The decision, handed down by U.S. District Court Judge Mark Wolf, is believed to be the first such order by a judge in the nation, said lawyer Frances S. Cohen of Bingham McCutchen LLP of Boston. Cohen is one of the attorneys representing Michelle Kosilek, who lives as a woman in an all-male prison.

State officials were reviewing the 126-page decision and “were exploring our appellate options,” said Diane Wiffin, director of public affairs for the state’s Department of Corrections. She said she was barred by state law from discussing any of the specifics of the case.

Kosilek was born a man and, as Robert J. Kosilek, killed his wife in May 1990 and was convicted of murder. While an inmate serving a life sentence without the possibility of parole, Kosilek changed his name to Michelle and began legal proceedings against the state. Wolf in the past had ruled that Kosilek was entitled to be treated for gender-identity disorder, but stopped short of ordering surgery. In 2005, Kosilek sued, arguing that surgery was needed.

Wolf ruled that the evidence showed that Kosilek was a “transsexual — a man who truly believes that he is a female cruelly trapped in a male body. This belief has caused Kosilek to suffer intense mental anguish. This anguish has caused Kosilek to attempt to castrate himself and to attempt twice to kill himself while incarcerated, once while he was taking the antidepressant Prozac.”

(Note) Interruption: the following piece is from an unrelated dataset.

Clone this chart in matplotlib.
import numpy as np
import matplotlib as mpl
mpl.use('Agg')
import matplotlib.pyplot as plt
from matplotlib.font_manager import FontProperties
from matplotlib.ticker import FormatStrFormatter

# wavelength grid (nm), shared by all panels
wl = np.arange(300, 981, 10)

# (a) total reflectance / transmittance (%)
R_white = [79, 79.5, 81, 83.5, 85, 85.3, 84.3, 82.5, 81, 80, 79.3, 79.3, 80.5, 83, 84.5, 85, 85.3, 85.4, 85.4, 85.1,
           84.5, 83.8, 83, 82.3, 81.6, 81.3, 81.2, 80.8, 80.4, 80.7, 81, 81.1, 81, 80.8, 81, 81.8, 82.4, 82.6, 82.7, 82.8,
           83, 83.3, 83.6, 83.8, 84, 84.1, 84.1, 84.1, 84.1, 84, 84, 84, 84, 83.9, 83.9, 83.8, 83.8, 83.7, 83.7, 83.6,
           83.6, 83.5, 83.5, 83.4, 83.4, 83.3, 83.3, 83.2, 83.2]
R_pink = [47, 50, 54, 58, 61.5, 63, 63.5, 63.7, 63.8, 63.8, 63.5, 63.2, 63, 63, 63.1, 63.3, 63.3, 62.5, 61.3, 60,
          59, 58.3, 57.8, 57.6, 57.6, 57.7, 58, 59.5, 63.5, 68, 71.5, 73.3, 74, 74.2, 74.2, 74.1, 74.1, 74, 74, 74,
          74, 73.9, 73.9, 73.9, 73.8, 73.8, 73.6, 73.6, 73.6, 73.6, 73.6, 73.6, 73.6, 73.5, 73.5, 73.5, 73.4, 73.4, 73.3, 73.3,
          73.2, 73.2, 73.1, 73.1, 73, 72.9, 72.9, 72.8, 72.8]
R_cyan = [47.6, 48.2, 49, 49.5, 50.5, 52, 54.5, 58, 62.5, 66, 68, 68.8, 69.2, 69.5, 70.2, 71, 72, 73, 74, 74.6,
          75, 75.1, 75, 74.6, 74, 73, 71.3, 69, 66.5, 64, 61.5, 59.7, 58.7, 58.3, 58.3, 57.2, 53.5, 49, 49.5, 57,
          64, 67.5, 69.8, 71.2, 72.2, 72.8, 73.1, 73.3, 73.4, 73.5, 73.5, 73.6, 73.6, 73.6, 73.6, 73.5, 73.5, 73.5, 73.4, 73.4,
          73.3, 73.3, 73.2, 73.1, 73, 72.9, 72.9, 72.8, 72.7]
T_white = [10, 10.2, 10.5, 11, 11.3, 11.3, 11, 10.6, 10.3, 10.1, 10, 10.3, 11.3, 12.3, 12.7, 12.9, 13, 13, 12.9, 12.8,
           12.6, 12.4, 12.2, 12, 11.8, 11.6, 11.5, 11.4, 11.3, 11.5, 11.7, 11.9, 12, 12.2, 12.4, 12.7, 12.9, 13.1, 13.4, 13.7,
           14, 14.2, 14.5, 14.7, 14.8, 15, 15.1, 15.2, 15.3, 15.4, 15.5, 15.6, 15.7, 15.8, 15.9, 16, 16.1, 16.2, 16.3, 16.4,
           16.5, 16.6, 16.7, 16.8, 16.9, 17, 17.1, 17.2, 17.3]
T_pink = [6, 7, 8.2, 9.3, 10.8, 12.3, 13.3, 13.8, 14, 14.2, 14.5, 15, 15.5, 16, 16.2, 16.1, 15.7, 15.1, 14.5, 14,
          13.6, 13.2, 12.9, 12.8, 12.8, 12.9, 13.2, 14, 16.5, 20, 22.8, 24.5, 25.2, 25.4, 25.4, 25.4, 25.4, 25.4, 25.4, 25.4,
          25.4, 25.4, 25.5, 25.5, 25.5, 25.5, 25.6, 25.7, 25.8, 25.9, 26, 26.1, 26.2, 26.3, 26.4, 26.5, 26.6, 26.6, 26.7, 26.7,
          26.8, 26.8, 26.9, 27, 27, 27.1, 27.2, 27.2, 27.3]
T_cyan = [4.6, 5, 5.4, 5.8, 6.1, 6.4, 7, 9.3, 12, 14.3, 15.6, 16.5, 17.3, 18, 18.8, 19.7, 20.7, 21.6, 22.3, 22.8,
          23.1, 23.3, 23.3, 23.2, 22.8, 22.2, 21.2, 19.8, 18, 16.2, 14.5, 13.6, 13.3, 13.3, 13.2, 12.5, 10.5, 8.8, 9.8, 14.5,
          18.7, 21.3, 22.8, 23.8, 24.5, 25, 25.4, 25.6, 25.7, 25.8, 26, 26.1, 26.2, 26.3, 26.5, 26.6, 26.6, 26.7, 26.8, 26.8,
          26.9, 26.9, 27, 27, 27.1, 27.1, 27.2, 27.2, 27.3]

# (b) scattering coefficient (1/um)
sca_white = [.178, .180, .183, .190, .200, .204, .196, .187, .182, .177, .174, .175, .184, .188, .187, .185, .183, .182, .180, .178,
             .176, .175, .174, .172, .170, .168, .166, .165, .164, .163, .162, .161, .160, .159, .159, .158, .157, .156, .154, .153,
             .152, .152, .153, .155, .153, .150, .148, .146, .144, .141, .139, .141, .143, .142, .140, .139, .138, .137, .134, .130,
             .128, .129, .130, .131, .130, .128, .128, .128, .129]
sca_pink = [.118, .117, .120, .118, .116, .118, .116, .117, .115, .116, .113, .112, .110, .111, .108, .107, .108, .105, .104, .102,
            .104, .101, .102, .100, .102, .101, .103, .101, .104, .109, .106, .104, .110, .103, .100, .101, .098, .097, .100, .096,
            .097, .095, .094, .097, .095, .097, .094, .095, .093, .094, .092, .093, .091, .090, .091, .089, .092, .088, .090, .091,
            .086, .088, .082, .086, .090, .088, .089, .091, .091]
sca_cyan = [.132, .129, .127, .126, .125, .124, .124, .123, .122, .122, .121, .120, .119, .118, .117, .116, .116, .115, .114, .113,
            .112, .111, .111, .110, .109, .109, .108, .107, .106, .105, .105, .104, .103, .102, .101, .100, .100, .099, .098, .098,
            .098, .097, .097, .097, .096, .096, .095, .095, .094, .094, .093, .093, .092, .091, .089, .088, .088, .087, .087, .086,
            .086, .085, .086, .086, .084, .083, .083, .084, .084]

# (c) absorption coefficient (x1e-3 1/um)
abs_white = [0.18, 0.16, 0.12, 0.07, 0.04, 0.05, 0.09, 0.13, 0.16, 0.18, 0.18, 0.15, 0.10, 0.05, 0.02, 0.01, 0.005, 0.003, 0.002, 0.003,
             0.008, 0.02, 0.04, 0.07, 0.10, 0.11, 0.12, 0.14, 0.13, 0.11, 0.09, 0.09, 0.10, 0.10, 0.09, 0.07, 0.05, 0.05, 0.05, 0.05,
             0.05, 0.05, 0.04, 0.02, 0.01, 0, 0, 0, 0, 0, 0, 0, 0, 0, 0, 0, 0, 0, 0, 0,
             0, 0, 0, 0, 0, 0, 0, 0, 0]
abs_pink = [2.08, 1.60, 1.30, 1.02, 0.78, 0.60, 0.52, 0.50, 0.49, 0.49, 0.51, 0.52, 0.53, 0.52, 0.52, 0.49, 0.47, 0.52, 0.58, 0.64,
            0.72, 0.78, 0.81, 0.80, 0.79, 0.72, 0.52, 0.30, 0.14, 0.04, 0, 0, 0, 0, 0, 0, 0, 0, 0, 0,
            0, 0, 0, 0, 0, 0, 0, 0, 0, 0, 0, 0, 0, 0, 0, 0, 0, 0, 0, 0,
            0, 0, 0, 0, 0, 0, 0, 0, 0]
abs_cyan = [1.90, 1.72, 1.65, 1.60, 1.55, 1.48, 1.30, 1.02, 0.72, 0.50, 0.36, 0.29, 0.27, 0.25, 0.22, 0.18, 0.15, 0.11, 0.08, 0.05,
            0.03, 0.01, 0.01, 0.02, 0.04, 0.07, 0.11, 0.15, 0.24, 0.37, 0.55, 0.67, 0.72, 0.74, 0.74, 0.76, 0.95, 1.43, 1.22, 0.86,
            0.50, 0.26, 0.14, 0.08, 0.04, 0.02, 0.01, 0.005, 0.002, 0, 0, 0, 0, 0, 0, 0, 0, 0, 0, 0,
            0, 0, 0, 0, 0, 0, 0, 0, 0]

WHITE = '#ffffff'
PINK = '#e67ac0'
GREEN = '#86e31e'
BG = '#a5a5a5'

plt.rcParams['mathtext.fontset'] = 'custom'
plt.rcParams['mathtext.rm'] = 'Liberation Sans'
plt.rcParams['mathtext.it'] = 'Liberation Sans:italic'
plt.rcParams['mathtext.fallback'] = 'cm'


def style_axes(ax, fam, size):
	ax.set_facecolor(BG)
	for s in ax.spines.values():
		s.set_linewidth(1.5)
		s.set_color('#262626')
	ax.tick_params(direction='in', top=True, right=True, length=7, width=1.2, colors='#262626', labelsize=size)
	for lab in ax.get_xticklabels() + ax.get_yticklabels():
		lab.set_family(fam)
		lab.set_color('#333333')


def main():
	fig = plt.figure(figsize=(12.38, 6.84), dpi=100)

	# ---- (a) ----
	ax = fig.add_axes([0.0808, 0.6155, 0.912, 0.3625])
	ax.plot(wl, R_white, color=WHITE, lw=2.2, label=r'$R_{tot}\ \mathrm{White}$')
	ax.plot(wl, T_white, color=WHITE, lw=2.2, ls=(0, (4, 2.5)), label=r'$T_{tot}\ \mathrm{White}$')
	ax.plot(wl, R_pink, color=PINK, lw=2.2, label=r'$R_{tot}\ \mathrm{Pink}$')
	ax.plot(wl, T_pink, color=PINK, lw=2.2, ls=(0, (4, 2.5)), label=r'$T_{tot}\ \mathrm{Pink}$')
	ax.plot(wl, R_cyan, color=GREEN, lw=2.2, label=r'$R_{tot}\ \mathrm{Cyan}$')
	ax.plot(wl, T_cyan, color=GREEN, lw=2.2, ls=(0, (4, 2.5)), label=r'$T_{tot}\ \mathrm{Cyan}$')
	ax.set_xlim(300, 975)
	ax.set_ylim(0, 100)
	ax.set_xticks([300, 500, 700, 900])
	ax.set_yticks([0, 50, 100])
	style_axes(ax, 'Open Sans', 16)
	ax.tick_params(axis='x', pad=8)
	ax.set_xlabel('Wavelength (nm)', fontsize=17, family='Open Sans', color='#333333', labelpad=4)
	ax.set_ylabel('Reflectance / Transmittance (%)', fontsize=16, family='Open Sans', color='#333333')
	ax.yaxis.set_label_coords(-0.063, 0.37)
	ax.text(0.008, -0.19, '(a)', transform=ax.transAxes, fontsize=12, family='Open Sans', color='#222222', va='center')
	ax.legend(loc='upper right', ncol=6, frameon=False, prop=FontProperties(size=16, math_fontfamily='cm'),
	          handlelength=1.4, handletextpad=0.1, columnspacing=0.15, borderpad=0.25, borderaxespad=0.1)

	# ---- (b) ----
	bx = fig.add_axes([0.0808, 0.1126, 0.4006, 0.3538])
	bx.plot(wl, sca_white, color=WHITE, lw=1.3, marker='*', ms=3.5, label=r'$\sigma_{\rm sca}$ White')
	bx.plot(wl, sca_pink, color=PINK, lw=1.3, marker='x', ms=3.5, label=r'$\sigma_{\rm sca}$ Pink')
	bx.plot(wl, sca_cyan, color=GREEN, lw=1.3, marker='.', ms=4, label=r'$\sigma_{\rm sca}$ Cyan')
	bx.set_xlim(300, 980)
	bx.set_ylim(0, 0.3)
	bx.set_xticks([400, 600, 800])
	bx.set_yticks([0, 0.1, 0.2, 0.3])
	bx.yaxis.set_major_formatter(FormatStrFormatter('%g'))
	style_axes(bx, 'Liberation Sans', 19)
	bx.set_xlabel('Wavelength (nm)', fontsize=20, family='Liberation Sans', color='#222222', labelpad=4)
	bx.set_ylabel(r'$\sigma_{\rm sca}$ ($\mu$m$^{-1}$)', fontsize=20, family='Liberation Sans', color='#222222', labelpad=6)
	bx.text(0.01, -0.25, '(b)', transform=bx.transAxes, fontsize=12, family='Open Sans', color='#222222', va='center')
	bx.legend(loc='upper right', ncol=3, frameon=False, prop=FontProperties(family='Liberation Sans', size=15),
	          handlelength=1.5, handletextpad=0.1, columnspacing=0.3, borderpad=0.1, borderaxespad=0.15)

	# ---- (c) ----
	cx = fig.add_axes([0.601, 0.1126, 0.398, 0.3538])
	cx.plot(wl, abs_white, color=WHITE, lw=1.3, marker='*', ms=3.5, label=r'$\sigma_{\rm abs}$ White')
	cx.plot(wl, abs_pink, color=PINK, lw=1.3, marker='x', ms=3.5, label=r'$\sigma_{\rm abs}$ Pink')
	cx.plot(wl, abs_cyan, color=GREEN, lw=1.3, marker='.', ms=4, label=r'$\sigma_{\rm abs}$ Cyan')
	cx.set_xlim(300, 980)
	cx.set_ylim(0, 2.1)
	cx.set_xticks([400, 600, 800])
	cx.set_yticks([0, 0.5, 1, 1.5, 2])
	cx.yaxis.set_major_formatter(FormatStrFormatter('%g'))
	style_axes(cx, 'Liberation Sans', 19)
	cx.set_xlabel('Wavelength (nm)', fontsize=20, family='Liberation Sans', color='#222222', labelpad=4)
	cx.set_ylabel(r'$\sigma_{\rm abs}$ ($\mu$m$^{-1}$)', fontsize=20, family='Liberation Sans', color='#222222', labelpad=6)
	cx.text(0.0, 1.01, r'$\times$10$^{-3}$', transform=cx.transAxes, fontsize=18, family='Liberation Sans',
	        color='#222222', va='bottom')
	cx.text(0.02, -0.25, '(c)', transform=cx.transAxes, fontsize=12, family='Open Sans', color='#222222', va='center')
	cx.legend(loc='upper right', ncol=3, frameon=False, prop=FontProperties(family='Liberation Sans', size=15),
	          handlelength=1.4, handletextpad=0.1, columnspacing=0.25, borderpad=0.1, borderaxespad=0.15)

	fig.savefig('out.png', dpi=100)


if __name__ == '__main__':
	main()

There is no constitutional guarantee for health care, but the Eighth Amendment prohibits cruel and unusual punishment for inmates, Wolf noted. Technically, Wolf issued an injunction backing Kosilek’s request for the surgery, arguing that it was “medical care for his serious medical need” — severe gender identity disorder. Further, prison doctors have already decided that the surgery was “the only form of adequate medical care for his condition.”

In opposing the surgery, the state argued that it would create security concerns, but Wolf rejected that argument, saying it was insufficient to reject Kosilek’s position. The security concerns “are either pretextual or can be dealt with by the DOC. The court is allowing the DOC to decide how any real security issues, or other issues, should be addressed.”

Wolf stated that the conditions of the incarceration could come back to court.

“If the DOC decides that Kosilek must be segregated and locked up 23 hours a day to reasonably assure his safety, it is foreseeable that the court may be asked to decide whether that decision is reasonable and made in good faith.”